The goal is to obtain an arbitrary weight function $w(d)$ fulfilling\vspace{-0.25\baselineskip}
\begin{equation}\label{eq:sPlot_3}
    N_s\,s(c) =  (N_s+N_b) \int{f(d,c)w(d)\,\deriv{d}} = N_s s(c)  \int{s(d)w(d)\,\deriv{d}} + N_n b(c) \int{b(d)w(d)\,\deriv{d}} \,.
\end{equation}
%
Therefore, the $w(d)$ function is chosen in a way that:\vspace{-0.25\baselineskip}
%
\begin{align}\begin{split}\label{eq:sPlot_4}
\int{s(d)w(d)\,\deriv{d}} &= 1\,,\\
\int{b(d)w(d)\,\deriv{d}} &= 0
\end{split}\end{align}
%
To have the smallest statistical uncertainty on the weights, the variation given by \refEq{sPlot_5} of the weights have to be minimized \vspace{-0.25\baselineskip}
\begin{equation}\label{eq:sPlot_5}
    \int{ f(d,c) w(d)^2\,\deriv{c}\,\deriv{d}} \,.
\end{equation}
The three conditions assure an unique determination of the function $w(d)$. That allows for calculating the weights for any event with property $d$, resulting in signal-only distribution of the \emph{control} variable. These weights are then called \sWeight s.

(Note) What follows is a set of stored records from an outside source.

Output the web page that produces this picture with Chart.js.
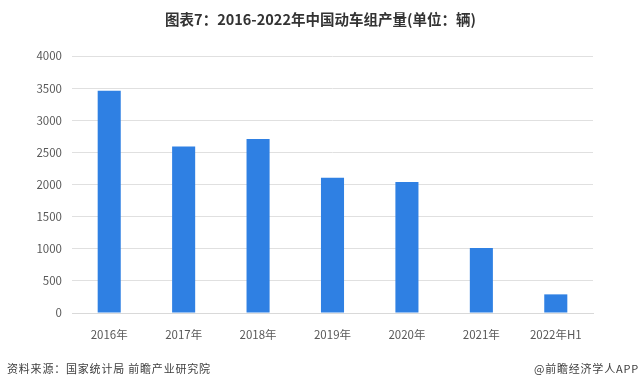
<!DOCTYPE html>
<html>
<head>
<meta charset="utf-8">
<script src="https://cdn.jsdelivr.net/npm/chart.js@4"></script>
<style>
  html, body { margin: 0; padding: 0; background: #fff; }
  #wrap { position: relative; width: 641px; height: 387px; overflow: hidden; }
  #chart { position: absolute; left: 0; top: 0; }
  .title {
    position: absolute; left: 0; width: 641px; top: 8px; text-align: center;
    font: bold 14.5px "Noto Sans CJK SC", sans-serif; color: #333;
  }
  .src {
    position: absolute; left: 7px; top: 360px;
    font: 11px "Noto Sans CJK SC", sans-serif; color: #404040; letter-spacing: 0.8px;
  }
  .brand {
    position: absolute; right: 2px; top: 360px;
    font: 11px "Noto Sans CJK SC", sans-serif; color: #404040; letter-spacing: 0.8px;
  }
</style>
</head>
<body>
<div id="wrap">
  <canvas id="chart" width="641" height="387"></canvas>
  <div class="title">图表7：2016-2022年中国动车组产量(单位：辆)</div>
  <div class="src">资料来源：国家统计局 前瞻产业研究院</div>
  <div class="brand">@前瞻经济学人APP</div>
</div>
<script>
const YEARS = ['2016年', '2017年', '2018年', '2019年', '2020年', '2021年', '2022年H1'];
const OUTPUT = [3460, 2590, 2710, 2105, 2040, 1012, 290];
const Y_MAX = 4000;
const Y_STEP = 500;

const FONT = '"Noto Sans CJK SC", sans-serif';

// ── Chart ─────────────────────────────────────────────
const ctx = document.getElementById('chart').getContext('2d');
new Chart(ctx, {
  type: 'bar',
  data: {
    labels: YEARS,
    datasets: [{
      data: OUTPUT,
      backgroundColor: '#2f80e3',
      borderWidth: 0,
      barPercentage: 0.31,
      categoryPercentage: 1,
    }],
  },
  options: {
    responsive: false,
    animation: false,
    layout: { padding: { top: 56, right: 48, left: 0, bottom: 0 } },
    plugins: { legend: { display: false }, tooltip: { enabled: false } },
    scales: {
      x: {
        grid: { display: false },
        border: { display: true, color: '#d9d9d9', width: 1 },
        ticks: { color: '#595959', font: { family: FONT, size: 11.5 }, padding: 7, maxRotation: 0 },
        afterFit: s => { s.height = 74; },
      },
      y: {
        min: 0, max: Y_MAX,
        grid: { color: '#e0e0e0', drawTicks: false },
        border: { display: false },
        ticks: {
          stepSize: Y_STEP, color: '#595959', font: { family: FONT, size: 11.5 }, padding: 10,
          callback: v => String(v),
        },
        afterFit: s => { s.width = 72; },
      },
    },
  },
});
</script>
</body>
</html>
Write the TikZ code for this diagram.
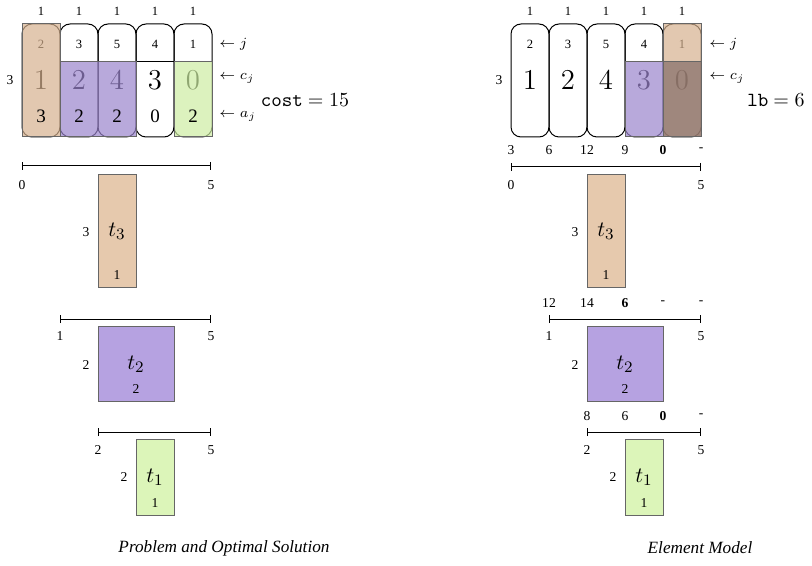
\documentclass[tikz,border=0pt]{standalone}
\usepackage{fontspec}
\setmainfont{Liberation Serif}
\usetikzlibrary{arrows.meta}

% task colours (opaque boxes)
\definecolor{tanbox}{HTML}{E6C9AD}
\definecolor{purbox}{HTML}{B6A2E1}
\definecolor{grnbox}{HTML}{DCF5B9}
% overlay colours (used with fill opacity)
\definecolor{tanfill}{HTML}{D5B08E}
\definecolor{purfill}{HTML}{9A84CC}
\definecolor{grnfill}{HTML}{CDEDA2}
\definecolor{brnfill}{HTML}{957A6F}

\begin{document}
\begin{tikzpicture}[x=0.5pt,y=-0.5pt,
  col/.style={draw, line width=0.5pt, rounded corners=5pt, minimum width=19pt,
    minimum height=56.5pt, inner sep=0pt},
  tiny/.style={inner sep=0pt, font=\fontsize{6.3}{7}\selectfont},
  small/.style={inner sep=0pt, font=\fontsize{6.8}{8}\selectfont},
  ajnum/.style={inner sep=0pt, font=\fontsize{9.5}{11}\selectfont},
  bignum/.style={inner sep=0pt, font=\fontsize{14.4}{16}\selectfont},
  rowlbl/.style={inner sep=0pt, anchor=west, font=\fontsize{7}{8}\selectfont},
  bound/.style={inner sep=0pt, font=\fontsize{10}{12}\selectfont},
  fillbox/.style={fill opacity=0.7, draw=black!60, line width=0.5pt},
  task/.style={draw=black!60, line width=0.5pt, inner sep=0pt},
  tlabel/.style={inner sep=0pt, font=\fontsize{11}{13}\selectfont},
  timeline/.style={line width=0.5pt, {Bar[width=4pt]}-{Bar[width=4pt]}},
  caption/.style={inner sep=0pt, font=\fontsize{8.6}{10}\selectfont\itshape}]
\useasboundingbox (0,0) rectangle (812,566);

% ---------------- left panel: problem and optimal solution ----------------
\foreach \i/\jj/\cj in {1/2/1, 2/3/2, 3/5/4, 4/4/3, 5/1/0} {
  \node[col] (L\i) at ({3+38*\i},80.5) {};
  \node[tiny] (Lw\i) at ({3+38*\i},11) {1};
  \node[tiny] (Lj\i) at ({3+38*\i},44) {\jj};
  \node[bignum] (Lc\i) at ({3+38*\i},80) {$\cj$};
}
\node[small] (Lh) at (10,80) {3};
\draw[line width=0.5pt] (60,62) -- (212,62);

\path[fillbox, fill=tanfill] (22,24) rectangle (60,137);
\path[fillbox, fill=purfill] (60,62) rectangle (136,137);
\path[fillbox, fill=grnfill] (174,62) rectangle (212,137);

\foreach \i/\aj in {1/3, 2/2, 3/2, 4/0, 5/2}
  \node[ajnum] (La\i) at ({3+38*\i},116) {\aj};

\node[rowlbl] (Lrj) at (219,44) {$\leftarrow j$};
\node[rowlbl] (Lrc) at (219,78) {$\leftarrow c_j$};
\node[rowlbl] (Lra) at (219,116) {$\leftarrow a_j$};
\node[bound] (cost) at (305,100) {\texttt{cost} $= 15$};

% time windows and tasks
\coordinate (La0) at (22,166);  \coordinate (La5) at (211,166);
\coordinate (Lb1) at (60,319);  \coordinate (Lb5) at (211,319);
\coordinate (Lc2) at (98,432);  \coordinate (Lc5) at (211,432);
\draw[timeline] (La0) -- (La5);
\draw[timeline] (Lb1) -- (Lb5);
\draw[timeline] (Lc2) -- (Lc5);
\node[small] (La0l) at (22,185) {0};  \node[small] (La5l) at (211,185) {5};
\node[small] (Lb1l) at (60,336) {1};  \node[small] (Lb5l) at (211,336) {5};
\node[small] (Lc2l) at (98,450) {2};  \node[small] (Lc5l) at (211,450) {5};

\node[task, fill=tanbox, minimum width=19pt, minimum height=56.5pt] (Lt3) at (117,231.5) {};
\node[tlabel] at (Lt3.center) {$t_3$};
\node[small] (Lt3w) at (117,275) {1};
\node[small] (Lt3h) at (86,232) {3};

\node[task, fill=purbox, minimum width=38pt, minimum height=37.5pt] (Lt2) at (136,363.5) {};
\node[tlabel] at (136,364) {$t_2$};
\node[small] (Lt2w) at (136,389) {2};
\node[small] (Lt2h) at (86,365) {2};

\node[task, fill=grnbox, minimum width=19pt, minimum height=38pt] (Lt1) at (155,477) {};
\node[tlabel] at (155,477) {$t_1$};
\node[small] (Lt1w) at (155,503) {1};
\node[small] (Lt1h) at (124,477) {2};

\node[caption] (capL) at (224,548) {Problem and Optimal Solution};

% ---------------- right panel: element model ----------------
\foreach \i/\jj/\cj in {1/2/1, 2/3/2, 3/5/4, 4/4/3, 5/1/0} {
  \node[col] (R\i) at ({492+38*\i},80.5) {};
  \node[tiny] (Rw\i) at ({492+38*\i},11) {1};
  \node[tiny] (Rj\i) at ({492+38*\i},44) {\jj};
  \node[bignum] (Rc\i) at ({492+38*\i},80) {$\cj$};
}
\node[small] (Rh) at (499,80) {3};

\path[fillbox, fill=purfill] (625,62) rectangle (663,137);
\path[fillbox, fill=tanfill] (663,24) rectangle (701,62);
\path[fillbox, fill=brnfill, fill opacity=0.9] (663,62) rectangle (701,137);

\node[rowlbl] (Rrj) at (709,44) {$\leftarrow j$};
\node[rowlbl] (Rrc) at (709,78) {$\leftarrow c_j$};
\node[bound] (lb) at (776,100) {\texttt{lb} $= 6$};

% costs above each time window
\foreach \k/\v in {0/3, 1/6, 2/12, 3/9, 4/\textbf{0}, 5/-}
  \node[small] (Ra\k v) at ({511+38*\k},150) {\v};
\foreach \k/\v in {0/12, 1/14, 2/\textbf{6}, 3/-, 4/-}
  \node[small] (Rb\k v) at ({549+38*\k},303) {\v};
\foreach \k/\v in {0/8, 1/6, 2/\textbf{0}, 3/-}
  \node[small] (Rc\k v) at ({587+38*\k},416) {\v};

\coordinate (Ra0) at (511,167);  \coordinate (Ra5) at (701,167);
\coordinate (Rb1) at (549,319);  \coordinate (Rb5) at (701,319);
\coordinate (Rc2) at (587,432);  \coordinate (Rc5) at (701,432);
\draw[timeline] (Ra0) -- (Ra5);
\draw[timeline] (Rb1) -- (Rb5);
\draw[timeline] (Rc2) -- (Rc5);
\node[small] (Ra0l) at (511,185) {0};  \node[small] (Ra5l) at (701,185) {5};
\node[small] (Rb1l) at (549,336) {1};  \node[small] (Rb5l) at (701,336) {5};
\node[small] (Rc2l) at (587,450) {2};  \node[small] (Rc5l) at (701,450) {5};

\node[task, fill=tanbox, minimum width=19pt, minimum height=56.5pt] (Rt3) at (606,231.5) {};
\node[tlabel] at (Rt3.center) {$t_3$};
\node[small] (Rt3w) at (606,275) {1};
\node[small] (Rt3h) at (575,232) {3};

\node[task, fill=purbox, minimum width=38pt, minimum height=37.5pt] (Rt2) at (625,363.5) {};
\node[tlabel] at (625,364) {$t_2$};
\node[small] (Rt2w) at (625,389) {2};
\node[small] (Rt2h) at (575,365) {2};

\node[task, fill=grnbox, minimum width=19pt, minimum height=38pt] (Rt1) at (644,477) {};
\node[tlabel] at (644,477) {$t_1$};
\node[small] (Rt1w) at (644,503) {1};
\node[small] (Rt1h) at (613,477) {2};

\node[caption] (capR) at (700,548) {Element Model};
\end{tikzpicture}
\end{document}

\sWeight ed \emph{data} events in the resonant \qsq region are then used to obtain weights to correct the simulated sample. The data sample is dominated by the resonances (\refSec{sel-Charmonium}). Hence, the \BuToKstJpsi simulation sample is used to obtain the weights needed for correcting the simulation distributions. The agreement between the \sWeight ed data and weighted simulation is crucial for the next step, the multi-variate analysis. The distributions used for the multi-variate analysis are carefully validated, see \refApp{CompareVariables}, where the comparison of the \sWeight ed \emph{data} and weighted simulation for each data taking year are given. The distributions of the \sWeight ed \emph{data} and weighted simulation  agree very well.